THE EXERCISE> Repeat each line exactly, leaving nothing out.

SUPPLIED INFORMATION>
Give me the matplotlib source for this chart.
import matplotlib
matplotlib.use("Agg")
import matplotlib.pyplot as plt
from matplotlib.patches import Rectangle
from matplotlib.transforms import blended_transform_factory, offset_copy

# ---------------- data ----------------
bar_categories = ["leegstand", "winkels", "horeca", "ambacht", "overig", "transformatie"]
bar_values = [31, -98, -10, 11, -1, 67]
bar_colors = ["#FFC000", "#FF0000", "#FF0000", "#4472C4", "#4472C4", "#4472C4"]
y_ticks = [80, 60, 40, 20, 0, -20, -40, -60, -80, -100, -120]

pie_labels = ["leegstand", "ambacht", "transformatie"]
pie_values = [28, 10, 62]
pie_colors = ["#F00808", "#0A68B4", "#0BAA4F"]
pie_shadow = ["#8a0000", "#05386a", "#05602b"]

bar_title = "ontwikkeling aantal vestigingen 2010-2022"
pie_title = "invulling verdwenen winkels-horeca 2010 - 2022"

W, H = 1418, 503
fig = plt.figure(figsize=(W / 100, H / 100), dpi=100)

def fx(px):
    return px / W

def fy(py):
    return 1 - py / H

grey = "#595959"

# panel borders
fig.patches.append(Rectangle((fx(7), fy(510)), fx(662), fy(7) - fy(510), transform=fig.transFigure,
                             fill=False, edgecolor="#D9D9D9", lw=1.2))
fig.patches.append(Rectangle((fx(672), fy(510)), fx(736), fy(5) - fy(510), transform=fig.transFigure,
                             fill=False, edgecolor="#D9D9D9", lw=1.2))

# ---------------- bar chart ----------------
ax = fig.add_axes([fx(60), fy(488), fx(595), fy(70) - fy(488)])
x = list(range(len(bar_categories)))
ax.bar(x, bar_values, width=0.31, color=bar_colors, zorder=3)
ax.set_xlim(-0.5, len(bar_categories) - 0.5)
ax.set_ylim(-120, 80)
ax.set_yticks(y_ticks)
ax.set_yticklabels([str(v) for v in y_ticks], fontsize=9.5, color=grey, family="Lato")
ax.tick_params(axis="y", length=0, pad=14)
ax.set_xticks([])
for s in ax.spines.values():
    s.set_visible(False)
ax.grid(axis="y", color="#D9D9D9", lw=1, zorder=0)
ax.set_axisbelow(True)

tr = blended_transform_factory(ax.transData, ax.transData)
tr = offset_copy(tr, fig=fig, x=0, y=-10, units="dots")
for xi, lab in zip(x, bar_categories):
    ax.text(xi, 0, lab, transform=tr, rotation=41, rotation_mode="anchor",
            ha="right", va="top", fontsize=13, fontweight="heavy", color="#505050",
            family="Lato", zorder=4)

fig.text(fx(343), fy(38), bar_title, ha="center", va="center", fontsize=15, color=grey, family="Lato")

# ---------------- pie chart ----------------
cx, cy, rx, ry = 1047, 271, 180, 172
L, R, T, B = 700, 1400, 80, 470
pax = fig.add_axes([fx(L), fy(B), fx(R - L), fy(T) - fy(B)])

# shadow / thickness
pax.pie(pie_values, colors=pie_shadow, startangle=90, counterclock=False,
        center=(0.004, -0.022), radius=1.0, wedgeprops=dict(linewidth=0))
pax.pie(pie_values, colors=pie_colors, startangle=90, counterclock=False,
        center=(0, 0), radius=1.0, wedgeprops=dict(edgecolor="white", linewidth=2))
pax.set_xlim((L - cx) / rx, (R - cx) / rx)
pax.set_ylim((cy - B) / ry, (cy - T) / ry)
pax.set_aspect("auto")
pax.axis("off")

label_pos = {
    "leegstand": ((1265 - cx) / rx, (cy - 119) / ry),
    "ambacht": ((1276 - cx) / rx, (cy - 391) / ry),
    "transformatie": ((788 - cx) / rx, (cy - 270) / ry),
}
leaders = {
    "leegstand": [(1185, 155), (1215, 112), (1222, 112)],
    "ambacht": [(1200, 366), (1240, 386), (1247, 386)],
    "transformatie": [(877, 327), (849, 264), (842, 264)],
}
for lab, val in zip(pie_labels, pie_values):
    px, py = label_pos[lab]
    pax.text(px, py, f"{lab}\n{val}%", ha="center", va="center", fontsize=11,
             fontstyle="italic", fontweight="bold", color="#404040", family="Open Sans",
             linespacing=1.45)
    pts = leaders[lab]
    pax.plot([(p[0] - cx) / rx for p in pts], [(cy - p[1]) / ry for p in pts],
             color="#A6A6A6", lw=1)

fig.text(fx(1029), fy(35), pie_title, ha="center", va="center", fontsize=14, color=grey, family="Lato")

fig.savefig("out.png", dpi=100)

RESULT FOR THIS EXERCISE>
Give me the matplotlib source for this chart.
import matplotlib
matplotlib.use("Agg")
import matplotlib.pyplot as plt
from matplotlib.patches import Rectangle
from matplotlib.transforms import blended_transform_factory, offset_copy

# ---------------- data ----------------
bar_categories = ["leegstand", "winkels", "horeca", "ambacht", "overig", "transformatie"]
bar_values = [31, -98, -10, 11, -1, 67]
bar_colors = ["#FFC000", "#FF0000", "#FF0000", "#4472C4", "#4472C4", "#4472C4"]
y_ticks = [80, 60, 40, 20, 0, -20, -40, -60, -80, -100, -120]

pie_labels = ["leegstand", "ambacht", "transformatie"]
pie_values = [28, 10, 62]
pie_colors = ["#F00808", "#0A68B4", "#0BAA4F"]
pie_shadow = ["#8a0000", "#05386a", "#05602b"]

bar_title = "ontwikkeling aantal vestigingen 2010-2022"
pie_title = "invulling verdwenen winkels-horeca 2010 - 2022"

W, H = 1418, 503
fig = plt.figure(figsize=(W / 100, H / 100), dpi=100)

def fx(px):
    return px / W

def fy(py):
    return 1 - py / H

grey = "#595959"

# panel borders
fig.patches.append(Rectangle((fx(7), fy(510)), fx(662), fy(7) - fy(510), transform=fig.transFigure,
                             fill=False, edgecolor="#D9D9D9", lw=1.2))
fig.patches.append(Rectangle((fx(672), fy(510)), fx(736), fy(5) - fy(510), transform=fig.transFigure,
                             fill=False, edgecolor="#D9D9D9", lw=1.2))

# ---------------- bar chart ----------------
ax = fig.add_axes([fx(60), fy(488), fx(595), fy(70) - fy(488)])
x = list(range(len(bar_categories)))
ax.bar(x, bar_values, width=0.31, color=bar_colors, zorder=3)
ax.set_xlim(-0.5, len(bar_categories) - 0.5)
ax.set_ylim(-120, 80)
ax.set_yticks(y_ticks)
ax.set_yticklabels([str(v) for v in y_ticks], fontsize=9.5, color=grey, family="Lato")
ax.tick_params(axis="y", length=0, pad=14)
ax.set_xticks([])
for s in ax.spines.values():
    s.set_visible(False)
ax.grid(axis="y", color="#D9D9D9", lw=1, zorder=0)
ax.set_axisbelow(True)

tr = blended_transform_factory(ax.transData, ax.transData)
tr = offset_copy(tr, fig=fig, x=0, y=-10, units="dots")
for xi, lab in zip(x, bar_categories):
    ax.text(xi, 0, lab, transform=tr, rotation=41, rotation_mode="anchor",
            ha="right", va="top", fontsize=13, fontweight="heavy", color="#505050",
            family="Lato", zorder=4)

fig.text(fx(343), fy(38), bar_title, ha="center", va="center", fontsize=15, color=grey, family="Lato")

# ---------------- pie chart ----------------
cx, cy, rx, ry = 1047, 271, 180, 172
L, R, T, B = 700, 1400, 80, 470
pax = fig.add_axes([fx(L), fy(B), fx(R - L), fy(T) - fy(B)])

# shadow / thickness
pax.pie(pie_values, colors=pie_shadow, startangle=90, counterclock=False,
        center=(0.004, -0.022), radius=1.0, wedgeprops=dict(linewidth=0))
pax.pie(pie_values, colors=pie_colors, startangle=90, counterclock=False,
        center=(0, 0), radius=1.0, wedgeprops=dict(edgecolor="white", linewidth=2))
pax.set_xlim((L - cx) / rx, (R - cx) / rx)
pax.set_ylim((cy - B) / ry, (cy - T) / ry)
pax.set_aspect("auto")
pax.axis("off")

label_pos = {
    "leegstand": ((1265 - cx) / rx, (cy - 119) / ry),
    "ambacht": ((1276 - cx) / rx, (cy - 391) / ry),
    "transformatie": ((788 - cx) / rx, (cy - 270) / ry),
}
leaders = {
    "leegstand": [(1185, 155), (1215, 112), (1222, 112)],
    "ambacht": [(1200, 366), (1240, 386), (1247, 386)],
    "transformatie": [(877, 327), (849, 264), (842, 264)],
}
for lab, val in zip(pie_labels, pie_values):
    px, py = label_pos[lab]
    pax.text(px, py, f"{lab}\n{val}%", ha="center", va="center", fontsize=11,
             fontstyle="italic", fontweight="bold", color="#404040", family="Open Sans",
             linespacing=1.45)
    pts = leaders[lab]
    pax.plot([(p[0] - cx) / rx for p in pts], [(cy - p[1]) / ry for p in pts],
             color="#A6A6A6", lw=1)

fig.text(fx(1029), fy(35), pie_title, ha="center", va="center", fontsize=14, color=grey, family="Lato")

fig.savefig("out.png", dpi=100)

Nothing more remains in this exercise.